Safeway Executive Calls for Industry Effort to Combat Human Trafficking
PLEASANTON, Calif. — Carl Graziani, senior vice president, supply chain for Safeway here, is encouraging retailers and CPG manufacturers to begin “mapping their [global] supply chains” in an effort to identify suppliers with suspect labor practices that could include human trafficking and slavery.
February 15, 2013
PLEASANTON, Calif. — Carl Graziani, senior vice president, supply chain for Safeway here, is encouraging retailers and CPG manufacturers to begin “mapping their [global] supply chains” in an effort to identify suppliers with suspect labor practices that could include human trafficking and slavery.
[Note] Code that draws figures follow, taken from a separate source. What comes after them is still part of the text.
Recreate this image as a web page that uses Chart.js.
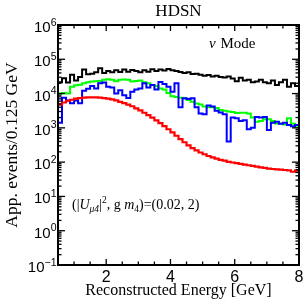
<!DOCTYPE html>
<html><head><meta charset="utf-8">
<script src="https://cdn.jsdelivr.net/npm/chart.js@4.4.0/dist/chart.umd.min.js"></script>
<style>html,body{margin:0;padding:0;background:#fff;}canvas{display:block;}</style>
</head><body>
<canvas id="c" width="307" height="307"></canvas>
<script>
// Reconstructed-energy bin edges (GeV), 0.125 GeV bins
const binEdges = [0.5,0.625,0.75,0.875,1,1.125,1.25,1.375,1.5,1.625,1.75,1.875,2,2.125,2.25,2.375,2.5,2.625,2.75,2.875,3,3.125,3.25,3.375,3.5,3.625,3.75,3.875,4,4.125,4.25,4.375,4.5,4.625,4.75,4.875,5,5.125,5.25,5.375,5.5,5.625,5.75,5.875,6,6.125,6.25,6.375,6.5,6.625,6.75,6.875,7,7.125,7.25,7.375,7.5,7.625,7.75,7.875,8];

const blackEvents = [21380,28180,20890,35480,23990,30200,50120,36310,38020,41690,54950,39810,45710,41690,47860,42660,50120,43650,48980,45710,41690,47860,43650,51290,45710,50120,46770,52480,47860,45710,42660,39810,41690,37150,38020,35480,33110,34670,31620,33110,30200,29510,31620,27540,22910,28840,23990,25120,21380,22390,25120,21380,19950,23990,17780,21380,25120,15850,19950,16600];

const greenEvents = [10000,10470,10000,15850,17380,18200,19950,21380,22390,22910,23440,25120,26300,25120,22910,25120,25700,25120,22390,23440,23990,21380,19950,17780,16600,14130,13180,10470,8318,7943,7586,7244,6457,5754,5129,4786,4169,3981,3981,3802,3311,3162,3020,2884,2692,2754,2754,2630,1995,1514,1585,1778,1778,1585,1349,1349,1259,1905,1318,1047];

const blueEvents = [1413,7586,6310,5248,6310,5248,12020,13800,16600,14130,19950,20890,15850,15140,10000,12590,8913,7413,11220,13180,14130,19950,15140,17780,13180,21880,19050,15850,11220,19950,3981,7244,6918,7244,3981,2630,2512,4467,4169,3162,2818,2512,398,1995,1905,1585,1660,912,1000,2089,1995,2089,871,1413,1514,1318,1413,1202,1122,1202];

const redEvents = [4786,5495,6166,6607,7079,7413,7586,7762,7762,7762,7586,7413,7079,6761,6310,5754,5248,4786,4266,3715,3236,2754,2344,1995,1660,1380,1122,912,741,589,468,380,309,257,219,191,170,151,138,126,117,110,102,97.7,93.3,89.1,85.1,81.3,77.6,74.1,70.8,67.6,64.6,63.1,61.7,60.3,58.9,57.5,52.5,56.2];

const xTickLabels = [2,4,6,8];
const xMinorTicks = [1,1.5,2.5,3,3.5,4.5,5,5.5,6.5,7,7.5];
const xMajorTicks = [2,4,6];
const yDecades = [-1,0,1,2,3,4,5,6];

function steps(vals){
  const pts = vals.map((v,i)=>({x:binEdges[i], y:v}));
  pts.push({x:binEdges[vals.length], y:vals[vals.length-1]});
  return pts;
}

const SANS = '"Liberation Sans", Arial, sans-serif';
const SERIF = '"Liberation Serif", "Times New Roman", serif';

const decorations = {
  id:'decorations',
  afterDraw(chart){
    const {ctx, chartArea:a, scales:{x, y}} = chart;
    ctx.save();
    ctx.strokeStyle = '#000';
    ctx.fillStyle = '#000';
    ctx.lineWidth = 1.3;
    const tick = (x1,y1,x2,y2)=>{ctx.beginPath();ctx.moveTo(x1,y1);ctx.lineTo(x2,y2);ctx.stroke();};
    for (const v of xMinorTicks){ const px=x.getPixelForValue(v); tick(px,a.bottom,px,a.bottom-3.5); tick(px,a.top,px,a.top+3.5); }
    for (const v of xMajorTicks){ const px=x.getPixelForValue(v); tick(px,a.bottom,px,a.bottom-6); tick(px,a.top,px,a.top+6); }
    for (let n=-1;n<6;n++){
      for (let k=2;k<=9;k++){
        const py=y.getPixelForValue(k*Math.pow(10,n));
        tick(a.left,py,a.left+3.5,py); tick(a.right,py,a.right-3.5,py);
      }
      if (n>=0){ const py=y.getPixelForValue(Math.pow(10,n)); tick(a.left,py,a.left+7,py); tick(a.right,py,a.right-7,py); }
    }
    ctx.lineWidth = 2;
    ctx.strokeRect(a.left, a.top, a.right-a.left, a.bottom-a.top);
    for (const n of yDecades){
      const py = y.getPixelForValue(Math.pow(10,n));
      const ex = n<0 ? '\u2212'+(-n) : String(n);
      ctx.font = '10.5px '+SANS;
      const ew = ctx.measureText(ex).width;
      ctx.textAlign='left'; ctx.textBaseline='alphabetic';
      ctx.fillText(ex, a.left-1.5-ew, py+0.5);
      ctx.font = '15px '+SANS;
      ctx.textAlign='right';
      ctx.fillText('10', a.left-1.5-ew, py+7);
    }
    ctx.font = '17px '+SERIF;
    ctx.textAlign='center';
    ctx.fillText('HDSN', (a.left+a.right)/2, 16);
    ctx.textAlign='left';
    ctx.font = 'italic 15px '+SERIF;
    ctx.fillText('\u03bd', 209, 48);
    const nuW = ctx.measureText('\u03bd ').width;
    ctx.font = '15px '+SERIF;
    ctx.fillText('Mode', 209+nuW+1, 48);
    const parts = [
      ['(|', '', 14, 0],
      ['U', 'italic ', 14, 0],
      ['\u03bc4', 'italic ', 9.5, 3],
      ['|', '', 14, 0],
      ['2', '', 9.5, -6],
      [', g ', '', 14, 0],
      ['m', 'italic ', 14, 0],
      ['4', '', 9.5, 3],
      [')=(0.02, 2)', '', 14, 0]
    ];
    let cx = 72;
    for (const [t, st, sz, dy] of parts){
      ctx.font = st+sz+'px '+SERIF;
      ctx.fillText(t, cx, 209+dy);
      cx += ctx.measureText(t).width;
    }
    ctx.restore();
  }
};

const ds = (data, color, w)=>({data: steps(data), borderColor: color, borderWidth: w, stepped: true, pointRadius: 0, fill: false, tension: 0});

new Chart(document.getElementById('c'), {
  type:'line',
  data:{datasets:[
    ds(redEvents, '#ff0000', 2.2),
    ds(blueEvents, '#0000ff', 2),
    ds(greenEvents, '#00ff00', 2),
    ds(blackEvents, '#000000', 2)
  ]},
  options:{
    responsive:false, animation:false, devicePixelRatio:1,
    layout:{padding:{top:25, right:8, left:0, bottom:0}},
    plugins:{legend:{display:false}, tooltip:{enabled:false}, title:{display:false}},
    scales:{
      x:{type:'linear', min:0.5, max:8,
        grid:{display:false, drawTicks:false}, border:{display:false},
        afterBuildTicks:s=>{ s.ticks = xTickLabels.map(v=>({value:v})); },
        ticks:{font:{family:SANS, size:16}, color:'#000', padding:3, maxRotation:0, autoSkip:false},
        title:{display:true, text:'Reconstructed Energy [GeV]', font:{family:SERIF, size:16}, color:'#000', padding:{top:0, bottom:7}},
        afterFit:s=>{ s.height = 42; }
      },
      y:{type:'logarithmic', min:0.1, max:1e6,
        grid:{display:false, drawTicks:false}, border:{display:false},
        ticks:{display:false},
        title:{display:true, text:'App. events/0.125 GeV', font:{family:SERIF, size:17.5}, color:'#000', padding:{top:2, bottom:0}},
        afterFit:s=>{ s.width = 58; }
      }
    }
  },
  plugins:[decorations]
});
</script>
</body></html>
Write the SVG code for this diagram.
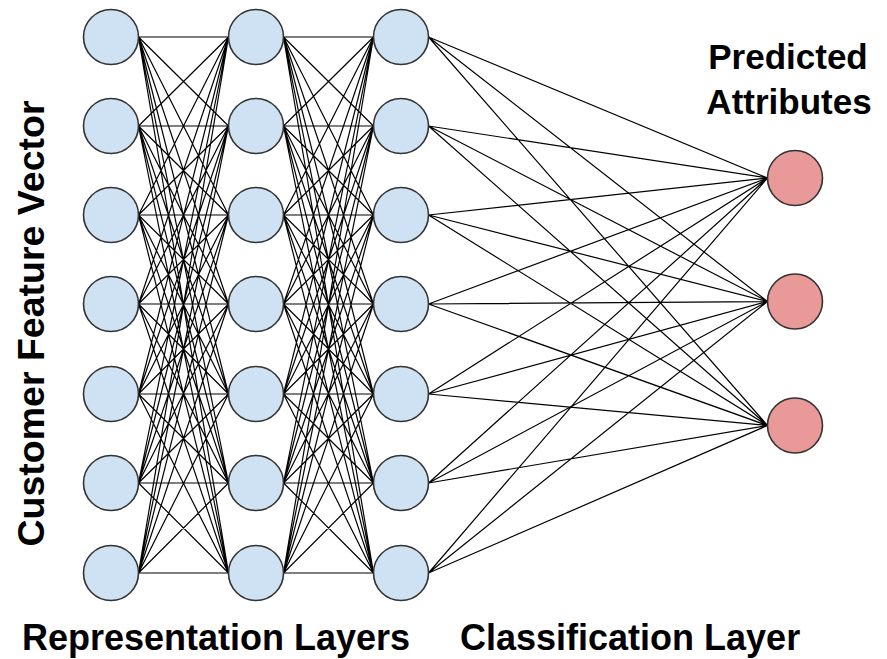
<svg xmlns="http://www.w3.org/2000/svg" xmlns:xlink="http://www.w3.org/1999/xlink" width="887" height="659" viewBox="0 0 887 659">
  <style>
    .edge { fill: none; stroke: #000; stroke-width: 1.2; }
    .hidden { fill: #cfe2f3; stroke: #333; stroke-width: 1.6; }
    .out { fill: #ea9999; stroke: #333; stroke-width: 1.6; }
    .label { font-family: "Liberation Sans", Arial, sans-serif; font-weight: bold; fill: #000; }
  </style>
  <defs>
    <!-- full 7x7 mesh between two adjacent columns, origin at the top row -->
    <path id="mesh" class="edge" d="
      M0 0L90 0M0 0L90 89M0 0L90 178M0 0L90 267M0 0L90 357M0 0L90 446M0 0L90 536
      M0 89L90 0M0 89L90 89M0 89L90 178M0 89L90 267M0 89L90 357M0 89L90 446M0 89L90 536
      M0 178L90 0M0 178L90 89M0 178L90 178M0 178L90 267M0 178L90 357M0 178L90 446M0 178L90 536
      M0 267L90 0M0 267L90 89M0 267L90 178M0 267L90 267M0 267L90 357M0 267L90 446M0 267L90 536
      M0 357L90 0M0 357L90 89M0 357L90 178M0 357L90 267M0 357L90 357M0 357L90 446M0 357L90 536
      M0 446L90 0M0 446L90 89M0 446L90 178M0 446L90 267M0 446L90 357M0 446L90 446M0 446L90 536
      M0 536L90 0M0 536L90 89M0 536L90 178M0 536L90 267M0 536L90 357M0 536L90 446M0 536L90 536"/>
  </defs>

  <g id="connectors">
    <use xlink:href="#mesh" x="138.5" y="37"/>
    <use xlink:href="#mesh" x="283.5" y="37"/>
    <path class="edge" d="
      M428.5 37L767.5 178M428.5 37L767.5 301.5M428.5 37L767.5 425.5
      M428.5 126L767.5 178M428.5 126L767.5 301.5M428.5 126L767.5 425.5
      M428.5 215L767.5 178M428.5 215L767.5 301.5M428.5 215L767.5 425.5
      M428.5 304L767.5 178M428.5 304L767.5 301.5M428.5 304L767.5 425.5
      M428.5 394L767.5 178M428.5 394L767.5 301.5M428.5 394L767.5 425.5
      M428.5 483L767.5 178M428.5 483L767.5 301.5M428.5 483L767.5 425.5
      M428.5 573L767.5 178M428.5 573L767.5 301.5M428.5 573L767.5 425.5"/>
  </g>

  <!-- input column -->
  <g id="in1"><circle class="hidden" cx="111" cy="37" r="27.5"/></g>
  <g id="in2"><circle class="hidden" cx="111" cy="126" r="27.5"/></g>
  <g id="in3"><circle class="hidden" cx="111" cy="215" r="27.5"/></g>
  <g id="in4"><circle class="hidden" cx="111" cy="304" r="27.5"/></g>
  <g id="in5"><circle class="hidden" cx="111" cy="394" r="27.5"/></g>
  <g id="in6"><circle class="hidden" cx="111" cy="483" r="27.5"/></g>
  <g id="in7"><circle class="hidden" cx="111" cy="573" r="27.5"/></g>

  <!-- second column -->
  <g id="h1"><circle class="hidden" cx="256" cy="37" r="27.5"/></g>
  <g id="h2"><circle class="hidden" cx="256" cy="126" r="27.5"/></g>
  <g id="h3"><circle class="hidden" cx="256" cy="215" r="27.5"/></g>
  <g id="h4"><circle class="hidden" cx="256" cy="304" r="27.5"/></g>
  <g id="h5"><circle class="hidden" cx="256" cy="394" r="27.5"/></g>
  <g id="h6"><circle class="hidden" cx="256" cy="483" r="27.5"/></g>
  <g id="h7"><circle class="hidden" cx="256" cy="573" r="27.5"/></g>

  <!-- third column -->
  <g id="r1"><circle class="hidden" cx="401" cy="37" r="27.5"/></g>
  <g id="r2"><circle class="hidden" cx="401" cy="126" r="27.5"/></g>
  <g id="r3"><circle class="hidden" cx="401" cy="215" r="27.5"/></g>
  <g id="r4"><circle class="hidden" cx="401" cy="304" r="27.5"/></g>
  <g id="r5"><circle class="hidden" cx="401" cy="394" r="27.5"/></g>
  <g id="r6"><circle class="hidden" cx="401" cy="483" r="27.5"/></g>
  <g id="r7"><circle class="hidden" cx="401" cy="573" r="27.5"/></g>

  <!-- output attributes -->
  <g id="o1"><circle class="out" cx="795" cy="178" r="27.5"/></g>
  <g id="o2"><circle class="out" cx="795" cy="301.5" r="27.5"/></g>
  <g id="o3"><circle class="out" cx="795" cy="425.5" r="27.5"/></g>

  <!-- labels -->
  <text class="label" font-size="37.5" transform="translate(44,323.5) rotate(-90)" text-anchor="middle">Customer Feature Vector</text>
  <text class="label" font-size="35" x="788" y="69" text-anchor="middle">Predicted</text>
  <text class="label" font-size="35" x="789" y="114" text-anchor="middle">Attributes</text>
  <text class="label" font-size="36" x="22" y="650">Representation Layers</text>
  <text class="label" font-size="36" x="460" y="650">Classification Layer</text>
</svg>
“As an industry, we need to think about how we can do this collectively,” he said earlier this month at the Supply Chain Conference, held in Orlando, Fla., by the Food Marketing Institute and the Grocery Manufacturers Association.”Individually, it’s a monumental task.” He suggested an industry initiative to share information, as well as establish a database and standards.
Safeway and other large food retailers based in California have been required over the past year to disclose to consumers on their websites what actions, if any, they are taking to eradicate slavery and human trafficking from their global supply chain, per California’s Supply Chain Transparency Act (SB 657).
In addition to posting its policies on its website, www.safeway.com, Safeway has set up a questionnaire for suppliers to answer (http://tinyurl.com/bgaznjq).
Safeway has also begun the laborious process of analyzing its supply chain, including private label and national brands, to determine whether its products are “responsibly managed or not,” said Graziani. “We could have more than one million links in the supply chain and we’re somehow going to have to do risk assessments on each product we carry.”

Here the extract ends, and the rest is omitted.